HOLY HUMOUR
Loch Ness Monster
An atheist was rowing at the lake, when suddenly the Loch Ness monster attacked and grabbed him from his boat. He panicked and shouted “God help me!” and suddenly, the monster and everything around him just stopped. A voice from the heavens boomed, “You say you don’t believe in me, but now you are asking for my help?” The atheist looked up and said: Well, ten seconds ago I didn’t believe in the Loch Ness Monster either!
THINK ABOUT IT
To write with a broken pencil is pointless.
QUESTION OF FAITH
QUESTION: What does a dyslexic, agnostic, insomniac do?
ANSWER: Stays awake all night wondering if there really is a Dog.
CORNY CHAT UP LINE
Excuse me; I think you have something in your eye. Oh wait; it’s just a sparkle.
DID YOU HEAR
It’s not that the man did not know how to juggle; he just didn’t have the balls to do it.
THE SUNDAY JOKE
WALK ABOUT
A young man comes home and says, “Dad, I just got my driver’s license and so would like to use the family car.”
Dad: ”O.K, son. But, first, you have to get good grades in school, keep your room clean, help with maintain the garden, and cut your hair. Come back in a few months and then we’ll see.”

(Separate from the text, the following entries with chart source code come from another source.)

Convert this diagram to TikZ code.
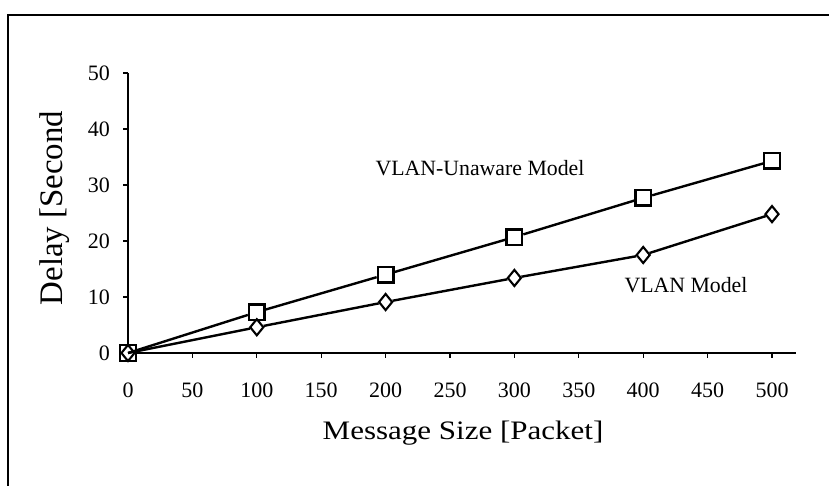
\documentclass[tikz,border=0pt]{standalone}
\usepackage{fontspec}
\setmainfont{Liberation Serif}
\usetikzlibrary{shapes.geometric}

\tikzset{
  frameline/.style={line width=1.6pt},
  axisline/.style={line width=1.5pt},
  tickline/.style={line width=1.2pt},
  dataline/.style={line width=2.4pt},
  sqmark/.style={draw, fill=white, rectangle, minimum size=15.5pt, inner sep=0pt, line width=2.4pt},
  dmmark/.style={draw, fill=white, diamond, minimum width=14pt, minimum height=17pt, inner sep=0pt, line width=2.1pt},
  ticklab/.style={font=\fontsize{22}{22}\selectfont, inner sep=0pt},
  curvelab/.style={font=\fontsize{21.8}{21.8}\selectfont, inner sep=0pt},
  axislab/.style={font=\fontsize{31}{31}\selectfont, inner sep=0pt},
}

\begin{document}
\begin{tikzpicture}[x=1pt, y=-1pt]
  \useasboundingbox (0,0) rectangle (829,486);

  % partial frame round the chart
  \draw[frameline] (8,486) -- (8,15) -- (829,15);

  % axis titles
  \node[axislab, rotate=90, xscale=1.06, yscale=1.06] (ylab) at (55,208) {Delay [Second};
  \node[axislab, yscale=0.86] (xlab) at (463,433) {Message Size [Packet]};

  % curve labels
  \node[curvelab] (lunaware) at (480,168) {VLAN-Unaware Model};
  \node[curvelab] (lvlan) at (686,285) {VLAN Model};

  \begin{scope}[shift={(128,353)}, x=1.288pt, y=5.6pt]
    % axes
    \draw[axisline] (0,50) -- (0,0) -- (519,0);
    % y ticks and labels
    \foreach \d in {0,10,...,50} {
      \draw[tickline] (0,\d) -- ++(-5pt,0);
      \node[ticklab, anchor=east] (yt\d) at ([xshift=-18pt]0,\d) {\d};
    }
    % x ticks and labels
    \foreach \m in {0,50,...,500} {
      \draw[tickline] (\m,0) -- ++(0,-5pt);
      \node[ticklab] (xt\m) at ([yshift=-37pt]\m,0) {\m};
    }

    % markers: VLAN-Unaware model (squares)
    \node[sqmark] (u0) at (0,0) {};
    \node[sqmark] (u1) at (100,7.3) {};
    \node[sqmark] (u2) at (200,14) {};
    \node[sqmark] (u3) at (300,20.7) {};
    \node[sqmark] (u4) at (400,27.7) {};
    \node[sqmark] (u5) at (500,34.3) {};

    % markers: VLAN model (diamonds)
    \node[dmmark] (v0) at (0,0) {};
    \node[dmmark] (v1) at (100,4.6) {};
    \node[dmmark] (v2) at (200,9.1) {};
    \node[dmmark] (v3) at (300,13.4) {};
    \node[dmmark] (v4) at (400,17.5) {};
    \node[dmmark] (v5) at (500,24.8) {};

    % curves
    \draw[dataline] (u0.center) -- (u1) -- (u2) -- (u3) -- (u4) -- (u5);
    \draw[dataline] (v0.center) -- (v1) -- (v2) -- (v3) -- (v4) -- (v5);
  \end{scope}
\end{tikzpicture}
\end{document}
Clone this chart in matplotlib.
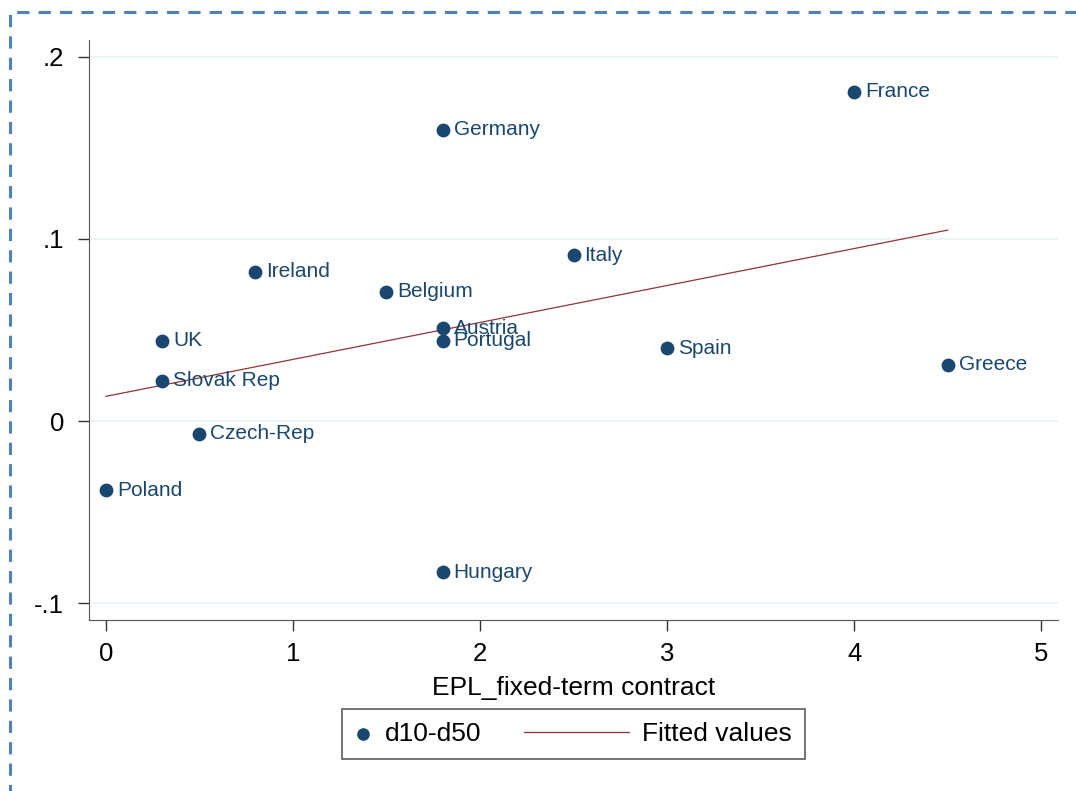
import numpy as np
import matplotlib
matplotlib.use("Agg")
from matplotlib import pyplot as plt
from matplotlib.patches import Rectangle
from matplotlib.legend_handler import HandlerLine2D

plt.rcParams['font.family'] = ['Liberation Sans', 'DejaVu Sans']

countries = ['France', 'Germany', 'Italy', 'Ireland', 'Belgium', 'Austria', 'Portugal',
             'UK', 'Spain', 'Greece', 'Slovak Rep', 'Czech-Rep', 'Poland', 'Hungary']
epl = [4.0, 1.8, 2.5, 0.8, 1.5, 1.8, 1.8, 0.3, 3.0, 4.5, 0.3, 0.5, 0.0, 1.8]
d10_d50 = [0.181, 0.160, 0.091, 0.082, 0.071, 0.051, 0.044,
           0.044, 0.040, 0.031, 0.022, -0.007, -0.038, -0.083]

navy = '#1a476f'
maroon = '#90353b'


# legend line handle drawn longer, reaching back into the column gap
class LongLine(HandlerLine2D):
    def create_artists(self, legend, orig_handle, xdescent, ydescent, width,
                       height, fontsize, trans):
        ext = 3.37 * fontsize
        return super().create_artists(legend, orig_handle, xdescent + ext, ydescent,
                                      width + ext, height, fontsize, trans)


fig = plt.figure(figsize=(10.76, 7.91), dpi=100)
W, H = 1076, 791
ax = fig.add_axes([89 / W, 1 - 620 / H, (1058 - 89) / W, (620 - 40) / H])

pts = ax.scatter(epl, d10_d50, s=80, color=navy, zorder=3, label='d10-d50')
for name, x, y in zip(countries, epl, d10_d50):
    ax.annotate(name, (x, y), xytext=(8, 0), textcoords='offset points',
                va='center', ha='left', fontsize=15, color=navy, zorder=4)

slope, intercept = np.polyfit(epl, d10_d50, 1)
xs = np.array([min(epl), max(epl)])
fit, = ax.plot(xs, intercept + slope * xs, color=maroon, lw=0.9, zorder=2,
               label='Fitted values')

ax.set_xlim(-0.09, 5.09)
ax.set_ylim(-0.1093, 0.2093)
ax.set_xticks([0, 1, 2, 3, 4, 5])
ax.set_yticks([-0.1, 0, 0.1, 0.2])
ax.set_yticklabels(['-.1', '0', '.1', '.2'])
ax.yaxis.grid(True, color='#eaf2f3', lw=1.2)
ax.set_axisbelow(True)
for s in ['top', 'right']:
    ax.spines[s].set_visible(False)
for s in ['left', 'bottom']:
    ax.spines[s].set_color('#555555')
ax.tick_params(axis='both', direction='out', length=8, width=1, color='#333333',
               labelsize=18.5)
ax.tick_params(axis='x', pad=8)
ax.tick_params(axis='y', pad=10)
ax.set_xlabel('EPL_fixed-term contract', fontsize=19, labelpad=7)

leg = ax.legend([pts, fit], ['d10-d50', 'Fitted values'],
                handler_map={fit: LongLine()},
                loc='upper center', bbox_to_anchor=(0.5, -0.13), ncol=2,
                fontsize=19, frameon=True, fancybox=False, edgecolor='#333333',
                handlelength=0.6, handletextpad=0.5, columnspacing=5.0,
                borderpad=0.5, scatterpoints=1, markerscale=0.9)
leg.get_frame().set_linewidth(1.2)

fig.patches.append(Rectangle((10 / W, -0.05), 1.1, 1 - 12 / H + 0.05,
                             transform=fig.transFigure, fill=False,
                             edgecolor='#4f81bd', lw=2.2, linestyle=(0, (4, 3)),
                             clip_on=False))

fig.savefig('out.png', dpi=100)
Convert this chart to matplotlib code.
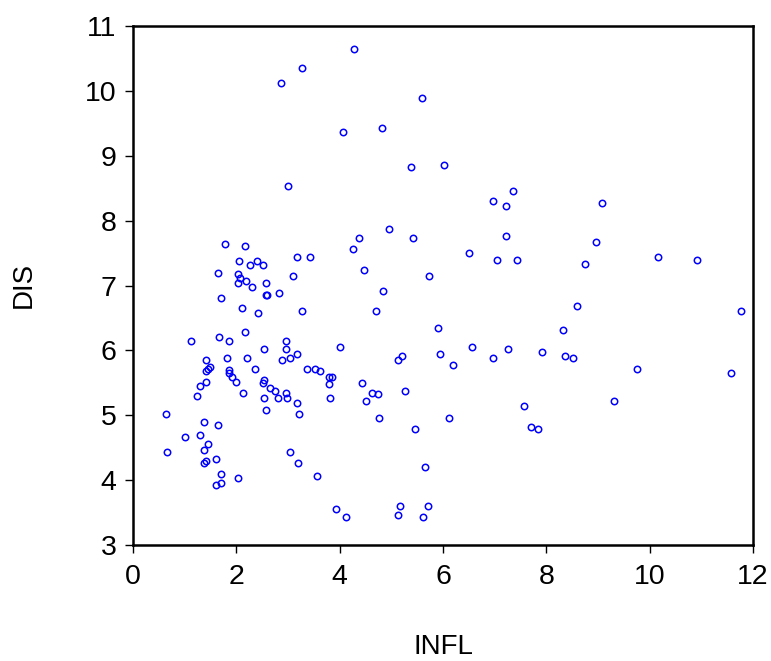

Several months passed and the young man comes into the house with his report card in his hand. “Dad, I got excellent grades on my report card. I’ve been keeping my room neat and the garden is well maintained. How about letting me use the car?”
Dad: “That’s all true, but son you didn’t cut your hair.”
Son: “But, dad, Jesus too had long hair.”
Dad: “Yes, son, you’re perfectly right. And he walked everywhere he went.”